_Given request:_
Identify every line in the records below that contains the word "this", and copy each of those lines.

_Information supplied:_
☆ ☆ ☆ ☆ ☆

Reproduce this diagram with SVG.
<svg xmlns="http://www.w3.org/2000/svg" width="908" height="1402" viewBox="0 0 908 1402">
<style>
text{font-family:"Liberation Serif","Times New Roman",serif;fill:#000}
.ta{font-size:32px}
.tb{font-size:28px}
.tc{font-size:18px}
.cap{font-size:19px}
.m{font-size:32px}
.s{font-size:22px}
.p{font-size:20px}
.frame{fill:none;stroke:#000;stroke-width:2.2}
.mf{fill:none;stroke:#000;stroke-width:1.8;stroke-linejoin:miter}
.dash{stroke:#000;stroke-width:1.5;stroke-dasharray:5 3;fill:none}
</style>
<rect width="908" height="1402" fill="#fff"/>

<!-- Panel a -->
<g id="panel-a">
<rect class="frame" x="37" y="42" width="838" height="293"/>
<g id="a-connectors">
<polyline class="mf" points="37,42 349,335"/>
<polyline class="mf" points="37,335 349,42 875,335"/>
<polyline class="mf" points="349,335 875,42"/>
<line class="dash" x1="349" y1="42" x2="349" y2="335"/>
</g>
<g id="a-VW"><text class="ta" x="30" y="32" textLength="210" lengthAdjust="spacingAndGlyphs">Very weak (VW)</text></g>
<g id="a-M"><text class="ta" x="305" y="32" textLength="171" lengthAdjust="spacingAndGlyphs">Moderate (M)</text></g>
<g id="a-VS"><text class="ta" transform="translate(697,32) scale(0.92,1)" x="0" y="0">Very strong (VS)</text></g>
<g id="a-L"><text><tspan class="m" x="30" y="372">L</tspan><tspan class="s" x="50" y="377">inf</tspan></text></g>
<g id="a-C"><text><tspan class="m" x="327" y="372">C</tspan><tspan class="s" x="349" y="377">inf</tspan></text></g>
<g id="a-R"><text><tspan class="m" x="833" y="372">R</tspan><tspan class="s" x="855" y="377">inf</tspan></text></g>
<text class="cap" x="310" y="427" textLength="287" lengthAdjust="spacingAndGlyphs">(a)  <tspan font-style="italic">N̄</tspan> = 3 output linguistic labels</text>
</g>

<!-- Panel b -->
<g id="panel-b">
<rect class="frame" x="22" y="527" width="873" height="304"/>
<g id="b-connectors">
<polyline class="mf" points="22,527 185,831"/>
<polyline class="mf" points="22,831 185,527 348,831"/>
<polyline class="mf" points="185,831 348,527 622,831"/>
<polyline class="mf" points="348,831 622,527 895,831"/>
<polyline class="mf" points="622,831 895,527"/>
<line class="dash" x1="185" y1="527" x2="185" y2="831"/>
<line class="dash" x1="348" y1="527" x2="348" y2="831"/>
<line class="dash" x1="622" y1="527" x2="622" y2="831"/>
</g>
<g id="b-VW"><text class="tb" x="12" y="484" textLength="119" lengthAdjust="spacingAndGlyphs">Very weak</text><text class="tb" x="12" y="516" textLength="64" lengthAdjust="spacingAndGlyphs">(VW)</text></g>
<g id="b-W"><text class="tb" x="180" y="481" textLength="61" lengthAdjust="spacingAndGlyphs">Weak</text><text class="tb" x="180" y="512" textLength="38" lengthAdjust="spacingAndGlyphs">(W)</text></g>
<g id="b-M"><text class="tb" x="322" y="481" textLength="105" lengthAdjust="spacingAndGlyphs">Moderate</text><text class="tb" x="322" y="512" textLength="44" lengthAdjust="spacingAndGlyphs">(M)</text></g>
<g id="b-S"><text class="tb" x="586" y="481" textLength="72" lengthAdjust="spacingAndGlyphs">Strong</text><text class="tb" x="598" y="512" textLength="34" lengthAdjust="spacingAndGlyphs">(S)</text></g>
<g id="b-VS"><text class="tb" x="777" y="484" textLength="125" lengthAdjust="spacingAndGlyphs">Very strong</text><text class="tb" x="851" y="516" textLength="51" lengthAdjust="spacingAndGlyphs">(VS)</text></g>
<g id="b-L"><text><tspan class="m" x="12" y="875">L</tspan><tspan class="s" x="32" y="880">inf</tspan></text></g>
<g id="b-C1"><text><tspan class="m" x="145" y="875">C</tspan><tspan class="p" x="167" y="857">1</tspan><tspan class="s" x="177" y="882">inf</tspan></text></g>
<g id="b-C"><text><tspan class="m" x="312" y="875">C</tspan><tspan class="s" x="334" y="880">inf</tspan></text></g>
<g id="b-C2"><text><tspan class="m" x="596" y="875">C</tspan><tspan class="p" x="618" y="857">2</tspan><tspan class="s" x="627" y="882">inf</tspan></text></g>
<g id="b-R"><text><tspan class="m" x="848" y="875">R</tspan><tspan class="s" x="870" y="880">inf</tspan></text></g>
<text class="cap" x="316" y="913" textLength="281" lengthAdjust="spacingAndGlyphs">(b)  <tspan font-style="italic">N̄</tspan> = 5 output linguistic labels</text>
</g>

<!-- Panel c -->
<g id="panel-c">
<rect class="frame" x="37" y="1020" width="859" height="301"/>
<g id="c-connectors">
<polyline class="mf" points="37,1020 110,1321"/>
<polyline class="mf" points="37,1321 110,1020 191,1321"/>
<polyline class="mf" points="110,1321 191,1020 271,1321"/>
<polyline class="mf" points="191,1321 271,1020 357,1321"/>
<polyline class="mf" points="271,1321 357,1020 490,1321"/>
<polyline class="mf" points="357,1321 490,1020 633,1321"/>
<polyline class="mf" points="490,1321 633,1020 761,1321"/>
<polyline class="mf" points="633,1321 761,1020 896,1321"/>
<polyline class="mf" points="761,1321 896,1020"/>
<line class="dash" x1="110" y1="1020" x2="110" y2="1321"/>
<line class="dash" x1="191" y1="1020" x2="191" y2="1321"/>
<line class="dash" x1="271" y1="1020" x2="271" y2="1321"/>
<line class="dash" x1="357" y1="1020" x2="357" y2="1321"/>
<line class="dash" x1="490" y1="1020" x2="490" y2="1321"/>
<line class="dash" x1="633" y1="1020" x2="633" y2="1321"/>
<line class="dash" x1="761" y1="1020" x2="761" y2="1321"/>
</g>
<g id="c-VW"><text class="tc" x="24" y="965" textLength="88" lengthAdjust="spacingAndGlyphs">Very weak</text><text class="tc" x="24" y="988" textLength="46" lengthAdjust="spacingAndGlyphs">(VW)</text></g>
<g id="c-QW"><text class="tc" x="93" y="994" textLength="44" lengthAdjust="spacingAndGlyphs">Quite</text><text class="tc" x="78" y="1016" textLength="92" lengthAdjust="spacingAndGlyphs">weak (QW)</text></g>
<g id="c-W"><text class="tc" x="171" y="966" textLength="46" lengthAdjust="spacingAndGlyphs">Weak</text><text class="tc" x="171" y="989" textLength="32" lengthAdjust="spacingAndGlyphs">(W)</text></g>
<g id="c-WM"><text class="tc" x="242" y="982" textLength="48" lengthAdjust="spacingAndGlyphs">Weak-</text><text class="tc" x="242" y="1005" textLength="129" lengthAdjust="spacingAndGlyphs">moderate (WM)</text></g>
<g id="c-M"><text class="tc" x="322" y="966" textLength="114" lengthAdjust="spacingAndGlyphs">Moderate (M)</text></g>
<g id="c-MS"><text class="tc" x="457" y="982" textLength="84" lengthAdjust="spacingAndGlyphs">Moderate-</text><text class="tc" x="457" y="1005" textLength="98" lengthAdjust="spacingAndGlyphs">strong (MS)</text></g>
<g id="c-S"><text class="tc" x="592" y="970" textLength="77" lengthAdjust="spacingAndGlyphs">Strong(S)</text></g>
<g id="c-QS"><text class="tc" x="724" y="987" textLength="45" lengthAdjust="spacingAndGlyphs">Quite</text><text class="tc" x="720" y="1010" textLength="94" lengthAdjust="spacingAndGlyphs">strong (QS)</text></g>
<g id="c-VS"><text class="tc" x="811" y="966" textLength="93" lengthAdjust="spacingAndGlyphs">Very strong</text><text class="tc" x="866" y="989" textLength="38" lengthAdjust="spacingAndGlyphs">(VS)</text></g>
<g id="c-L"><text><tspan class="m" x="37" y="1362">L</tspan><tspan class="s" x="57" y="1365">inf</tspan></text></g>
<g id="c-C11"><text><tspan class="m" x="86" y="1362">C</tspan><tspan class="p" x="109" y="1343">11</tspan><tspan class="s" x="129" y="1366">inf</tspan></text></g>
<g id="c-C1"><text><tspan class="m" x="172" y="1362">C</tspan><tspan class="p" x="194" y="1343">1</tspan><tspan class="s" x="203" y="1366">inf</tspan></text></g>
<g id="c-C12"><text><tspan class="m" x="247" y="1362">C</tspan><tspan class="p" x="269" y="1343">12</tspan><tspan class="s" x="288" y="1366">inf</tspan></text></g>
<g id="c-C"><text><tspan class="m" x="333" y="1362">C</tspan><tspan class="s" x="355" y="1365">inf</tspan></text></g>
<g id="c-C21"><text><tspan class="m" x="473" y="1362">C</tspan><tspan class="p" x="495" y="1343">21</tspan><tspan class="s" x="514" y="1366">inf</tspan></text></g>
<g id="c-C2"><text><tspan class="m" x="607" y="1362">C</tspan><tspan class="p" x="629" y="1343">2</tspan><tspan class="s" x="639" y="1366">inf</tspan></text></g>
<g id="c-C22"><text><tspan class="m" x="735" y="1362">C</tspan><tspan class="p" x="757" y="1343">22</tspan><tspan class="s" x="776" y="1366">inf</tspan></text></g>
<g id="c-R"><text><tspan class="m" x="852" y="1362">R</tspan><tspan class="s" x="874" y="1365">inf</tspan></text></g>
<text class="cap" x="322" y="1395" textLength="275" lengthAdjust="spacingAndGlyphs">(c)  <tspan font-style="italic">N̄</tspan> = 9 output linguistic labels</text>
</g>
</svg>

☆ ☆ ☆ ☆ ☆

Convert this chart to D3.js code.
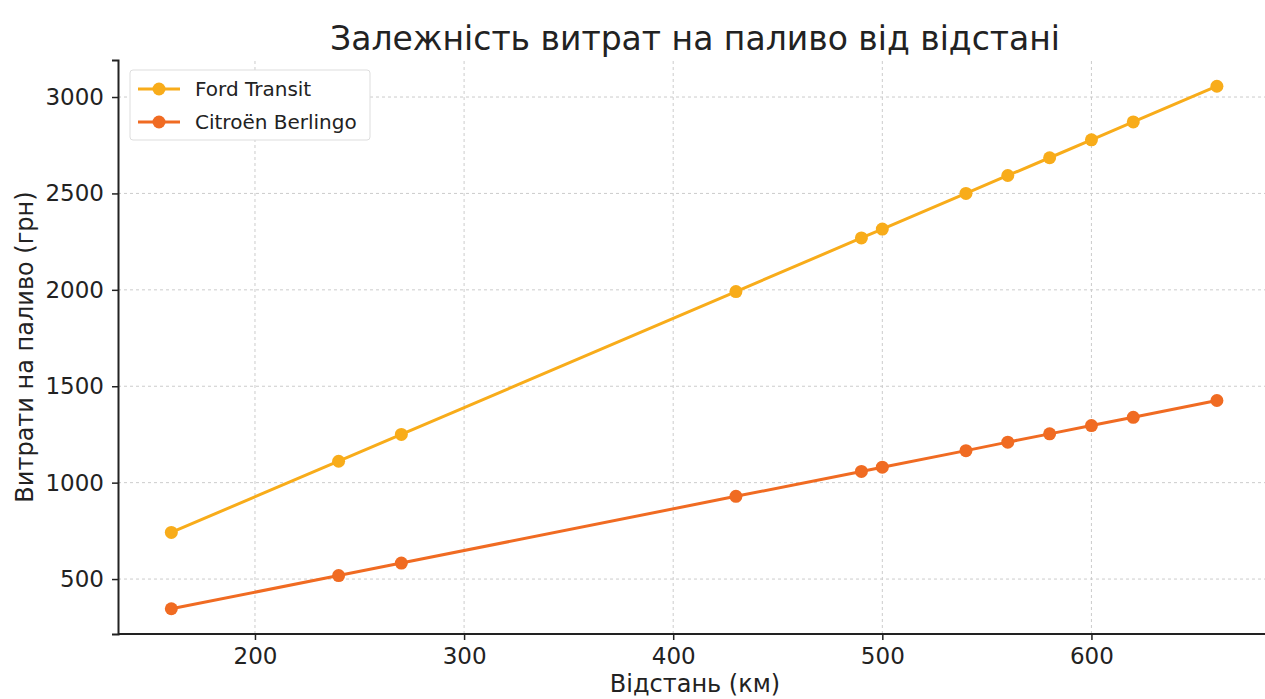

☆ ☆ ☆ ☆ ☆

_Output of the exercise:_
Reproduce this diagram with SVG.
Convert this chart to D3.js code.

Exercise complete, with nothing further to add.